AIM ->
Give only the number of lines that include the string "this".

────────

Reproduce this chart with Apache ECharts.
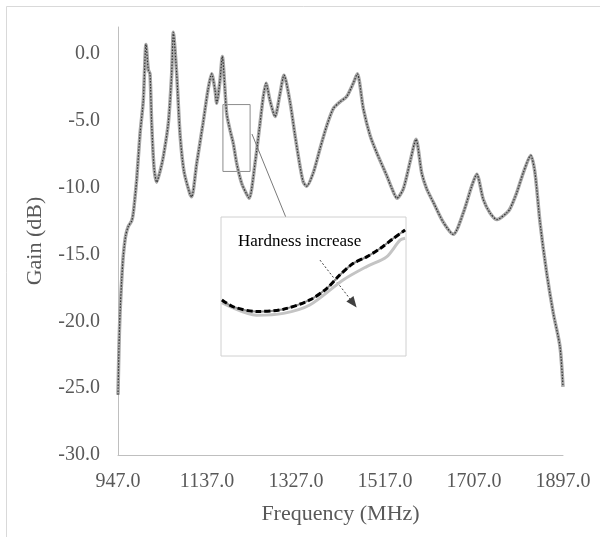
<!DOCTYPE html>
<html lang="en">
<head>
    <meta charset="UTF-8">
    <title>Gain vs Frequency</title>
    <script src="https://cdn.jsdelivr.net/npm/echarts@6/dist/echarts.min.js"></script>
    <style>
        html, body { margin: 0; padding: 0; background: #fff; }
        #container { width: 600px; height: 537px; }
    </style>
</head>
<body>
    <div id="container"></div>
    <script type="text/javascript">
        // main curve
        var freqMHz = [947, 949.1, 951.3, 954.9, 958.3, 963.4, 969.0, 976.2, 979.7, 986.9,
            994.0, 1001.0, 1006.8, 1011.7, 1015.3, 1018.9, 1023.9, 1029.6, 1036.7, 1043.7,
            1054.4, 1061.6, 1065.1, 1072.3, 1079.4, 1087.9, 1100.7, 1104.3, 1115.0, 1128.5,
            1139.1, 1147.0, 1154.1, 1157.7, 1164.7, 1169.7, 1175.4, 1179.1, 1186.1, 1193.1,
            1200.4, 1211.1, 1221.7, 1227.3, 1239.5, 1250.2, 1257.2, 1263.0, 1271.5, 1282.2,
            1292.8, 1301.4, 1314.2, 1324.9, 1335.5, 1342.6, 1349.8, 1363.9, 1378.2, 1392.5,
            1406.6, 1420.9, 1435.2, 1449.3, 1457.9, 1470.7, 1485.0, 1499.3, 1520.6, 1532.0,
            1542.6, 1556.1, 1570.4, 1583.2, 1595.3, 1606.0, 1620.1, 1641.5, 1662.8, 1684.1,
            1702.1, 1712.8, 1726.9, 1741.2, 1756.1, 1776.8, 1783.8, 1798.1, 1812.2, 1828.0,
            1837.2, 1847.9, 1862.2, 1876.3, 1890.6, 1897];
        var gainDb = [-25.5, -21.9, -19.4, -16.9, -15.1, -13.6, -12.9, -12.5, -11.9, -9.4,
            -6.0, -3.5, 0.7, -1.2, -1.5, -5.2, -8.5, -9.6, -8.8, -7.7,
            -5.2, -1.5, 1.6, -1.5, -6.0, -8.8, -10.5, -10.7, -8.2, -5.2,
            -2.7, -1.5, -2.7, -3.7, -2.0, -0.2, -2.7, -4.5, -5.7, -6.7,
            -8.2, -9.7, -10.5, -10.8, -8.2, -5.2, -3.2, -2.2, -3.5, -4.7,
            -3.0, -1.6, -3.6, -6.1, -8.4, -9.6, -9.9, -8.9, -7.1, -5.4,
            -4.1, -3.6, -3.2, -2.2, -1.5, -4.1, -6.1, -7.4, -9.1, -10.1,
            -10.8, -10.1, -8.1, -6.4, -8.9, -10.1, -11.1, -12.6, -13.5, -11.9,
            -9.9, -9.0, -10.9, -11.9, -12.4, -11.9, -11.6, -10.4, -8.9, -7.6,
            -8.9, -12.6, -16.4, -19.4, -21.9, -24.9];

        // zoomed-in detail shown in the inset
        var insetFreq = [1190.2, 1192.7, 1197.7, 1203.5, 1209.2, 1212.9, 1215.7, 1218.6, 1221.5, 1224.4, 1227.3, 1229.8];
        var insetHard = [-7.79, -7.94, -8.04, -7.99, -7.79, -7.54, -7.25, -7.0, -6.86, -6.68, -6.46, -6.28];
        var insetSoftFreq = [1190.2, 1197.7, 1203.5, 1209.2, 1216.4, 1221.5, 1225.8, 1228.7, 1229.8];
        var insetSoft = [-7.85, -8.12, -8.08, -7.90, -7.36, -7.07, -6.86, -6.50, -6.46];

        var xStart = 947;
        var xTickStep = 190;
        var yTicks = [-30, -25, -20, -15, -10, -5, 0];

        var zoomBox = [[1171, -3.8], [1229, -8.8]];
        var arrowFrom = [1211.4, -6.93];
        var arrowTo = [1218.6, -7.86];

        function pairs(xs, ys, off) {
            var out = [];
            for (var i = 0; i < xs.length; i++) {
                out.push([xs[i] - (off || 0), ys[i]]);
            }
            return out;
        }

        var mainData = pairs(freqMHz, gainDb, xStart);
        var serif = 'Liberation Serif';
        var axisGrey = '#595959';

        var chart = echarts.init(document.getElementById('container'), null, { renderer: 'canvas' });

        var option = {
            animation: false,
            backgroundColor: '#fff',
            grid: [
                { left: 118, right: 37, top: 27, bottom: 82, outerBoundsMode: 'none' },
                { left: 221, top: 217, width: 185, height: 139, show: true,
                  backgroundColor: '#fff', borderColor: '#d0d0d0', borderWidth: 1, z: 5, outerBoundsMode: 'none' }
            ],
            xAxis: [{
                type: 'value', gridIndex: 0,
                min: 0, max: 1897 - xStart, interval: xTickStep,
                name: 'Frequency (MHz)', nameLocation: 'middle', nameGap: 48,
                nameTextStyle: { fontFamily: serif, fontSize: 22, color: axisGrey },
                axisLine: { show: true, onZero: false, lineStyle: { color: '#bfbfbf', width: 1 } },
                axisTick: { show: false },
                splitLine: { show: false },
                axisLabel: {
                    fontFamily: serif, fontSize: 20, color: axisGrey, margin: 17,
                    formatter: function (v) { return (v + xStart).toFixed(1); }
                }
            }, {
                type: 'value', gridIndex: 1, min: 1190, max: 1230, show: false
            }],
            yAxis: [{
                type: 'value', gridIndex: 0,
                min: -30, max: 2, interval: 5,
                name: 'Gain (dB)', nameLocation: 'middle', nameGap: 72,
                nameTextStyle: { fontFamily: serif, fontSize: 22, color: axisGrey },
                axisLine: { show: true, onZero: false, lineStyle: { color: '#bfbfbf' } },
                axisTick: { show: false },
                splitLine: { show: false },
                axisLabel: {
                    fontFamily: serif, fontSize: 20, color: axisGrey, margin: 18,
                    showMaxLabel: false,
                    formatter: function (v) { return yTicks.indexOf(v) >= 0 ? v.toFixed(1) : ''; }
                }
            }, {
                type: 'value', gridIndex: 1, min: -9, max: -6, show: false
            }],
            series: [
                {
                    type: 'line', xAxisIndex: 0, yAxisIndex: 0, data: mainData,
                    showSymbol: false, smooth: 0.25,
                    lineStyle: { color: '#a8a8a8', width: 3.5 },
                    markArea: {
                        silent: true,
                        itemStyle: { color: 'rgba(0,0,0,0)', borderColor: '#8c8c8c', borderWidth: 1 },
                        data: [[
                            { coord: [zoomBox[0][0] - xStart, zoomBox[0][1]] },
                            { coord: [zoomBox[1][0] - xStart, zoomBox[1][1]] }
                        ]]
                    }
                },
                {
                    type: 'line', xAxisIndex: 0, yAxisIndex: 0, data: mainData,
                    showSymbol: false, smooth: 0.25,
                    lineStyle: { color: '#333', width: 1.2, type: [1.5, 1.5] }
                },
                {
                    type: 'line', xAxisIndex: 1, yAxisIndex: 1, z: 6,
                    data: pairs(insetSoftFreq, insetSoft),
                    showSymbol: false, smooth: 0.3,
                    lineStyle: { color: '#c4c4c4', width: 3 }
                },
                {
                    type: 'line', xAxisIndex: 1, yAxisIndex: 1, z: 6,
                    data: pairs(insetFreq, insetHard),
                    showSymbol: false, smooth: 0.3,
                    lineStyle: { color: '#8a8a8a', width: 2 }
                },
                {
                    type: 'line', xAxisIndex: 1, yAxisIndex: 1, z: 7,
                    data: pairs(insetFreq, insetHard),
                    showSymbol: false, smooth: 0.3,
                    lineStyle: { color: '#000', width: 3, type: [6, 3] },
                    markLine: {
                        silent: true,
                        symbol: ['none', 'triangle'], symbolSize: [9, 11],
                        label: { show: false },
                        lineStyle: { color: '#404040', width: 1, type: [2, 2] },
                        data: [[{ coord: arrowFrom }, { coord: arrowTo }]]
                    }
                }
            ]
        };

        chart.setOption(option);

        // connector and inset caption placed through the axes
        var p0 = chart.convertToPixel({ gridIndex: 0 }, [1233 - xStart, -6.0]);
        var p1 = chart.convertToPixel({ gridIndex: 1 }, [1204, -6]);
        var pt = chart.convertToPixel({ gridIndex: 1 }, [1207, -6.54]);
        chart.setOption({
            graphic: [
                { type: 'rect', shape: { x: 6.5, y: 6.5, width: 620, height: 560 },
                  style: { fill: 'none', stroke: '#d9d9d9', lineWidth: 1 }, z: -1, silent: true },
                { type: 'line', shape: { x1: p0[0], y1: p0[1], x2: p1[0], y2: p1[1] },
                  style: { stroke: '#7a7a7a', lineWidth: 1 }, z: 4, silent: true },
                { type: 'text', x: pt[0], y: pt[1], z: 10, silent: true,
                  style: { text: 'Hardness increase', font: '17px "Liberation Serif"', fill: '#000',
                           align: 'center', verticalAlign: 'middle' } }
            ]
        });

        window.addEventListener('resize', chart.resize);
    </script>
</body>
</html>
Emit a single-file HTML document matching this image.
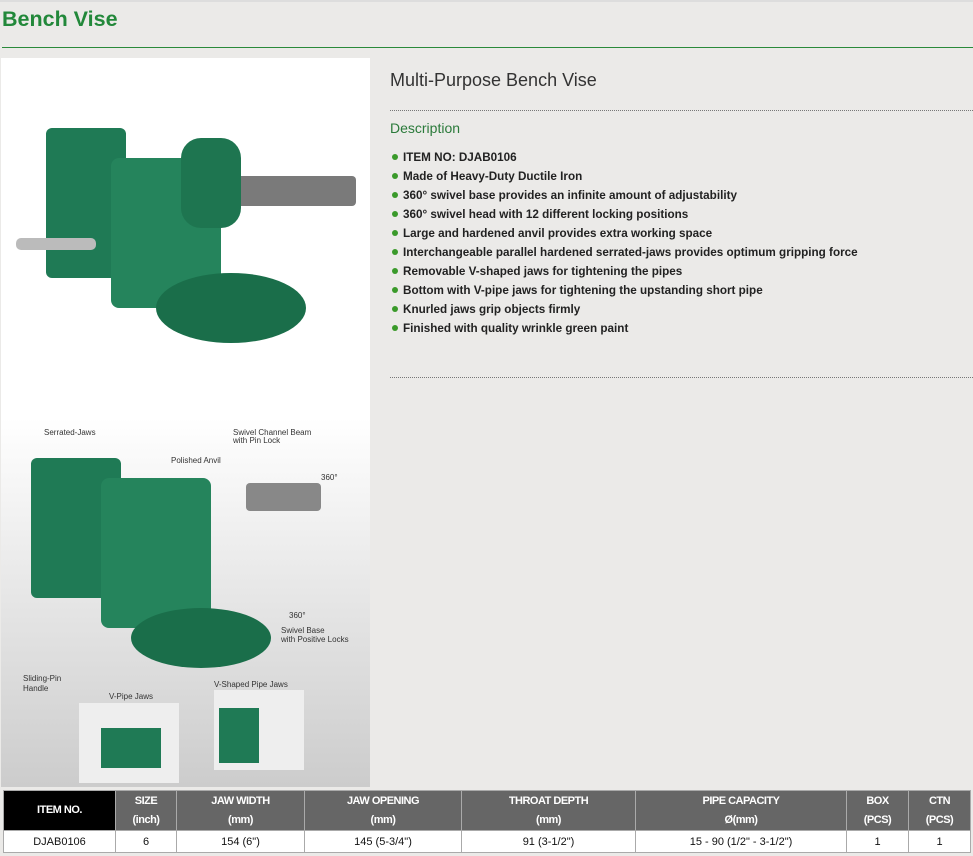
<!DOCTYPE html>
<html><head><meta charset="utf-8"><style>
body{margin:0;width:973px;height:856px;background:#ebeae8;font-family:"Liberation Sans",Arial,sans-serif;position:relative;overflow:hidden}
.a{position:absolute}
h1{position:absolute;left:2px;top:7px;margin:0;font-size:21.5px;color:#22883a;font-weight:bold}
ul{list-style:none;margin:0;padding:0}
li{font-size:11.7px;font-weight:bold;color:#222;height:19px;line-height:19px}
li:before{content:"";display:inline-block;width:6px;height:6px;border-radius:50%;background:#3a9a2a;margin:0 5px 1px 0}
table{border-collapse:collapse;position:absolute;left:3px;top:790px;width:968px}
td{border:1px solid #aaa;text-align:center;font-size:11px;padding:0}
.hd td{background:#666;color:#fff;height:39px;line-height:19px;font-weight:bold;letter-spacing:-0.5px}
.hd td.k{background:#000}
.dr td{background:#fff;height:21px;color:#111}
</style></head><body>
<div class="a" style="left:0;top:0;width:973px;height:2px;background:#ddd"></div>
<h1>Bench Vise</h1>
<div class="a" style="left:2px;top:47px;width:971px;height:1px;background:#2a8a3a"></div>
<div class="a" style="left:1px;top:58px;width:369px;height:360px;background:#fff">
<svg width="369" height="360">
<rect x="45" y="70" width="80" height="150" fill="#1f7a55" rx="6"/>
<rect x="110" y="100" width="110" height="150" fill="#25845c" rx="8"/>
<rect x="215" y="118" width="140" height="30" fill="#7a7a7a" rx="4"/>
<rect x="180" y="80" width="60" height="90" fill="#1e7550" rx="20"/>
<ellipse cx="230" cy="250" rx="75" ry="35" fill="#1a6e4a"/>
<rect x="15" y="180" width="80" height="12" fill="#bbb" rx="5"/>
</svg></div>
<div class="a" style="left:1px;top:418px;width:369px;height:369px;background:linear-gradient(#fff,#ccc)">
<svg width="369" height="369" font-family="Liberation Sans" font-size="8" fill="#333">
<rect x="30" y="40" width="90" height="140" fill="#1f7a55" rx="6"/>
<rect x="100" y="60" width="110" height="150" fill="#25845c" rx="8"/>
<rect x="245" y="65" width="75" height="28" fill="#888" rx="4"/>
<ellipse cx="200" cy="220" rx="70" ry="30" fill="#1a6e4a"/>
<rect x="78" y="285" width="100" height="80" fill="#eee"/>
<rect x="213" y="272" width="90" height="80" fill="#eee"/>
<rect x="100" y="310" width="60" height="40" fill="#1f7a55"/>
<rect x="218" y="290" width="40" height="55" fill="#1f7a55"/>
<text x="43" y="17">Serrated-Jaws</text><text x="232" y="17">Swivel Channel Beam</text><text x="232" y="25">with Pin Lock</text>
<text x="170" y="45">Polished Anvil</text><text x="320" y="62">360°</text>
<text x="288" y="200">360°</text><text x="280" y="215">Swivel Base</text><text x="280" y="224">with Positive Locks</text>
<text x="22" y="263">Sliding-Pin</text><text x="22" y="273">Handle</text>
<text x="108" y="281">V-Pipe Jaws</text><text x="213" y="269">V-Shaped Pipe Jaws</text>
</svg></div>
<div class="a" style="left:390px;top:70px;font-size:18px;color:#333">Multi-Purpose Bench Vise</div>
<div class="a" style="left:390px;top:110px;width:583px;border-top:1px dotted #777"></div>
<div class="a" style="left:390px;top:120px;font-size:14px;color:#2a7a3a">Description</div>
<ul class="a" style="left:392px;top:148px">
<li>ITEM NO: DJAB0106</li><li>Made of Heavy-Duty Ductile Iron</li><li>360° swivel base provides an infinite amount of adjustability</li><li>360° swivel head with 12 different locking positions</li><li>Large and hardened anvil provides extra working space</li><li>Interchangeable parallel hardened serrated-jaws provides optimum gripping force</li><li>Removable V-shaped jaws for tightening the pipes</li><li>Bottom with V-pipe jaws for tightening the upstanding short pipe</li><li>Knurled jaws grip objects firmly</li><li>Finished with quality wrinkle green paint</li>
</ul>
<div class="a" style="left:390px;top:377px;width:583px;border-top:1px dotted #777"></div>
<table>
<tr class="hd"><td class="k" style="width:111px">ITEM NO.</td><td style="width:60px">SIZE<br>(inch)</td><td style="width:127px">JAW WIDTH<br>(mm)</td><td style="width:156px">JAW OPENING<br>(mm)</td><td style="width:173px">THROAT DEPTH<br>(mm)</td><td style="width:210px">PIPE CAPACITY<br>Ø(mm)</td><td style="width:61px">BOX<br>(PCS)</td><td>CTN<br>(PCS)</td></tr>
<tr class="dr"><td>DJAB0106</td><td>6</td><td>154 (6")</td><td>145 (5-3/4")</td><td>91 (3-1/2")</td><td>15 - 90 (1/2" - 3-1/2")</td><td>1</td><td>1</td></tr>
</table>
</body></html>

────────

IN RESPONSE ->
2